The Irish Home Rule Act grants limited self-government to Ireland, within the United Kingdom. However, implementation of Home Rule is suspended by the outbreak of the World War I. Redmond calls on the National Volunteers to join Irish regiments of the New British Army and support the British and Allied war effort to restore the “freedom of small nations” on the European continent, thereby to also ensure the implementation of Home Rule after a war that is expected to be of short duration. However, after the Easter Rising of 1916, Irish public opinion shifts in favour of militant republicanism and full Irish independence, resulting in his party losing its dominance in Irish politics.

In sharp contrast to Parnell, Redmond lacks charisma. He works well in small committees, but has little success in arousing large audiences. Parnell had always chosen the nominees to Parliament. Now they are selected by the local party organisations, giving Redmond numerous weak MPs over whom he has little control. He is an excellent representative of the old Ireland, but grows increasingly old-fashioned because he pays little attention to the new forces attracting younger Irishmen, such as Sinn Féin in politics, the Gaelic Athletic Association in sports, and the Gaelic League in cultural affairs.

Redmond never tries to understand the unionist forces emerging in Ulster. He is further weakened in 1914 by the formation of the Irish Volunteers by Sinn Féin members. His enthusiastic support for the British war effort alienates many Irish nationalists. His party has been increasingly hollowed out, and a major crisis, notably the Easter Rising, is enough to destroy it.

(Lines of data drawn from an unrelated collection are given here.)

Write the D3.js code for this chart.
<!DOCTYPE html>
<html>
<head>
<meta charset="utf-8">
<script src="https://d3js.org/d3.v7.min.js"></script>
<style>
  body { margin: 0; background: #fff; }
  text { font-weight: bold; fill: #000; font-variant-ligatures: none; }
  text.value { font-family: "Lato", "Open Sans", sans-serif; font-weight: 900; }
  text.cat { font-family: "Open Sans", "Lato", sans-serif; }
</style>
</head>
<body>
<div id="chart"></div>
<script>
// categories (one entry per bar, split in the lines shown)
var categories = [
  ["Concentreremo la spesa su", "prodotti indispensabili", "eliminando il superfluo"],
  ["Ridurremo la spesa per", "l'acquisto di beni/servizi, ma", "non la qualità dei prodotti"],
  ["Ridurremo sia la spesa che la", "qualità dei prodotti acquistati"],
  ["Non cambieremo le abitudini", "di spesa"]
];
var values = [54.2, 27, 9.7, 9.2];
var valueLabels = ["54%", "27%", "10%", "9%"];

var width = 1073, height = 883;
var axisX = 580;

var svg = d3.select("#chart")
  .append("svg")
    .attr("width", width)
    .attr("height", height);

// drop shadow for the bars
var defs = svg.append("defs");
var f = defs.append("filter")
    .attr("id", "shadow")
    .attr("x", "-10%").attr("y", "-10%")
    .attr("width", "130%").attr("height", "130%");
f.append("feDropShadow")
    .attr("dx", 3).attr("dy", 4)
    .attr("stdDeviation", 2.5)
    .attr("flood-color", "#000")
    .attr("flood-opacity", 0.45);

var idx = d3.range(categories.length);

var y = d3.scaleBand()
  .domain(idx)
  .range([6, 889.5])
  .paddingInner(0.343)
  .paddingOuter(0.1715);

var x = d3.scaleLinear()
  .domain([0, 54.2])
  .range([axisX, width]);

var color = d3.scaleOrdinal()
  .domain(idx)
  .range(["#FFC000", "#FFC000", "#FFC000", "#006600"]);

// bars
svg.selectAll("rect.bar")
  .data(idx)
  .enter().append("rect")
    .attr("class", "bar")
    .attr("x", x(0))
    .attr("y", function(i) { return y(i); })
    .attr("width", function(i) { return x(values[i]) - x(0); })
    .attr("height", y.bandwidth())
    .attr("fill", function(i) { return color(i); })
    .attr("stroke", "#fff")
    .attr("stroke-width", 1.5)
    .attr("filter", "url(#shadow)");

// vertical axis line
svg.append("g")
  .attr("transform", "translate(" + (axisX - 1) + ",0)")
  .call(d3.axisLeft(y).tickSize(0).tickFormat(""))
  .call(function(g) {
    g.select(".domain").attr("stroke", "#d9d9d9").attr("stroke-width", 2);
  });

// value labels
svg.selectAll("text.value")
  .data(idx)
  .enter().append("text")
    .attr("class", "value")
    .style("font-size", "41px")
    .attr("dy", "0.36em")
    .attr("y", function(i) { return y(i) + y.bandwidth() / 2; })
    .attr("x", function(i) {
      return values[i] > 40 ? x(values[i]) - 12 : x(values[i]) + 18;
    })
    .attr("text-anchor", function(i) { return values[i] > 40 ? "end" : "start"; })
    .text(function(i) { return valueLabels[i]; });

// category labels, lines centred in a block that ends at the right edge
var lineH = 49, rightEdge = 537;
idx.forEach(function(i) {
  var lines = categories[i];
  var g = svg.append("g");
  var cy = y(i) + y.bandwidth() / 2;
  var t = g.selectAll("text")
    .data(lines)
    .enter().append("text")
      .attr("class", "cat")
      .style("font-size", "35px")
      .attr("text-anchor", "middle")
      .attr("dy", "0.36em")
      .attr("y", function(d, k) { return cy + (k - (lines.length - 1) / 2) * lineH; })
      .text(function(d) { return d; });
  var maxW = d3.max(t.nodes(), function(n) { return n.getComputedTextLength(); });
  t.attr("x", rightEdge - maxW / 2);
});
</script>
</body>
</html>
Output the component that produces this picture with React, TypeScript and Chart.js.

Redmond is increasingly eclipsed by ill-health after 1916. An operation in March 1918 to remove an intestinal obstruction appears to progress well initially, but he then suffers heart failure. He dies a few hours later at a London nursing home on March 6, 1918.

Condolences and expressions of sympathy are widely expressed. After a funeral service in Westminster Cathedral his remains are interred, as requested in a manner characteristic of the man, in the family vault at the old Knights Templars‘ chapel yard of Saint John’s Cemetery, Wexford, amongst his own people rather than in the traditional burial place for Irish statesmen and heroes in Glasnevin Cemetery. The small, neglected cemetery near the town centre is kept locked to the public. His vault, which has been in a dilapidated state, has been only partially restored by Wexford County Council.